>> start Dataset extract
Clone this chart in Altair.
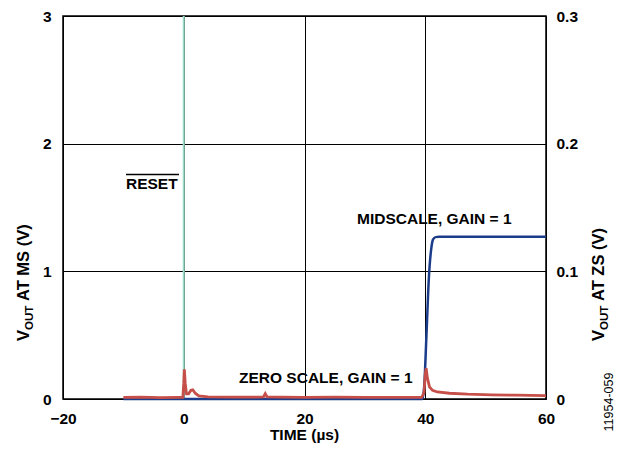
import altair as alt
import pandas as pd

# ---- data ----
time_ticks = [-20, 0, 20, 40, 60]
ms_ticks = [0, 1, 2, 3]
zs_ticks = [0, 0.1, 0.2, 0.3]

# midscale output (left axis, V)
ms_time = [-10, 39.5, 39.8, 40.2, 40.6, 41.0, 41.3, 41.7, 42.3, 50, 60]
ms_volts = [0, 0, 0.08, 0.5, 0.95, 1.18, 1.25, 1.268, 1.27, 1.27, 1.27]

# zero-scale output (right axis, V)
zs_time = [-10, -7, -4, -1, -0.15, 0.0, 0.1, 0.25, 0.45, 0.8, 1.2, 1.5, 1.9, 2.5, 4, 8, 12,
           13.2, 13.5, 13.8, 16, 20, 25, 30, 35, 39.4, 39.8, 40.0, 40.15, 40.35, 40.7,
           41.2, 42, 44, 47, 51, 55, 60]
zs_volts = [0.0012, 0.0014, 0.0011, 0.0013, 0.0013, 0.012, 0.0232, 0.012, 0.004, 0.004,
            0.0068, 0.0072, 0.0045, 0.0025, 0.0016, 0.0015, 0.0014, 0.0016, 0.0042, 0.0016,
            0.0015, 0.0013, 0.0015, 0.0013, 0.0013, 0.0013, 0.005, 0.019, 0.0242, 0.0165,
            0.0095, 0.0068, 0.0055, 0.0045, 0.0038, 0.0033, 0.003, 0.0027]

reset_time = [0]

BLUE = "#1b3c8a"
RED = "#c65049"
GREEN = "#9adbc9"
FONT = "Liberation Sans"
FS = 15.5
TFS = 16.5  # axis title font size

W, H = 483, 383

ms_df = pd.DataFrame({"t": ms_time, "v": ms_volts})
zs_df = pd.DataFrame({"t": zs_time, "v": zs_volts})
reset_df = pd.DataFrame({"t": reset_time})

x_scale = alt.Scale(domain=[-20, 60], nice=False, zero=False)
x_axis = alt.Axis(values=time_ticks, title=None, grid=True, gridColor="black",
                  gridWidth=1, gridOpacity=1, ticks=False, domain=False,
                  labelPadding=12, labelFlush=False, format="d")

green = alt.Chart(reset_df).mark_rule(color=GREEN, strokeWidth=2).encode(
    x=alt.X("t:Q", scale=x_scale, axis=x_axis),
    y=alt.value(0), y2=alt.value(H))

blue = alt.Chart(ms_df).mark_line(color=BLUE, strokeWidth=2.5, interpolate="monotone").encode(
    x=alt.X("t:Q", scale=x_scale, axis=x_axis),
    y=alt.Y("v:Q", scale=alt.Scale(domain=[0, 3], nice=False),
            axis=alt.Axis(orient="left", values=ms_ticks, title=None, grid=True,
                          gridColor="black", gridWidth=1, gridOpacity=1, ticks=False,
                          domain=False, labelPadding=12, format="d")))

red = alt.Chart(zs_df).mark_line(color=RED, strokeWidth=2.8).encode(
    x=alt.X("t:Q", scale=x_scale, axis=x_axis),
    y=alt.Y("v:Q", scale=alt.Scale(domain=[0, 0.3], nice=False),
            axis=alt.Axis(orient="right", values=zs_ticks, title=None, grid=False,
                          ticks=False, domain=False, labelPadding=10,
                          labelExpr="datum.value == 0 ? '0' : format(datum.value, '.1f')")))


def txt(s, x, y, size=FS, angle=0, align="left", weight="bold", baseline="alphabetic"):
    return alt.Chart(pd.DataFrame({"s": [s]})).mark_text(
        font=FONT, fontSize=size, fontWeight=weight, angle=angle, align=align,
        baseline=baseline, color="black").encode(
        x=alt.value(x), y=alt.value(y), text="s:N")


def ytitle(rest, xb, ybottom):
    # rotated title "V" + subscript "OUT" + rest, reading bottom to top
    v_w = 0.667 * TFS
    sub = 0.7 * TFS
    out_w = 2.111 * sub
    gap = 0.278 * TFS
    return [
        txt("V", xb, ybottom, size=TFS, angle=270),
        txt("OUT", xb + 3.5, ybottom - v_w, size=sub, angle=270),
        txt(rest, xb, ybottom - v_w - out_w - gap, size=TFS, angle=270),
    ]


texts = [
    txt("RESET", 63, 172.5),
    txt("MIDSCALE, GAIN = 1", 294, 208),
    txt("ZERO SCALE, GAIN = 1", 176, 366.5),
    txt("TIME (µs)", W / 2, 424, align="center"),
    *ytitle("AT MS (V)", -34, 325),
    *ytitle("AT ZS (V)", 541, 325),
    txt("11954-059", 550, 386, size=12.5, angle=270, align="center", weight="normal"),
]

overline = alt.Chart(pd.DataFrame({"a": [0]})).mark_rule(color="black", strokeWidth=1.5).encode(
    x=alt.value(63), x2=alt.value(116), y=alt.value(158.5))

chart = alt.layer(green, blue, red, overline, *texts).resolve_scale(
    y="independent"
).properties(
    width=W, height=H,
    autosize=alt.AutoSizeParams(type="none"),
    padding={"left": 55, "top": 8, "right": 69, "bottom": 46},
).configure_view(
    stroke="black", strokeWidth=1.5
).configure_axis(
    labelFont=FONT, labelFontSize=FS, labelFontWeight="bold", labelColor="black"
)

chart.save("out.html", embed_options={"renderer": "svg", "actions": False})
>> end Dataset extract
→ **Instructions to follow**: Copy exactly the lines running from the beginning of the listing through the line that has "1.27, 1.27, 1.27]". Drop the pictures.

→ **Response**:
Clone this chart in Altair.
import altair as alt
import pandas as pd

# ---- data ----
time_ticks = [-20, 0, 20, 40, 60]
ms_ticks = [0, 1, 2, 3]
zs_ticks = [0, 0.1, 0.2, 0.3]

# midscale output (left axis, V)
ms_time = [-10, 39.5, 39.8, 40.2, 40.6, 41.0, 41.3, 41.7, 42.3, 50, 60]
ms_volts = [0, 0, 0.08, 0.5, 0.95, 1.18, 1.25, 1.268, 1.27, 1.27, 1.27]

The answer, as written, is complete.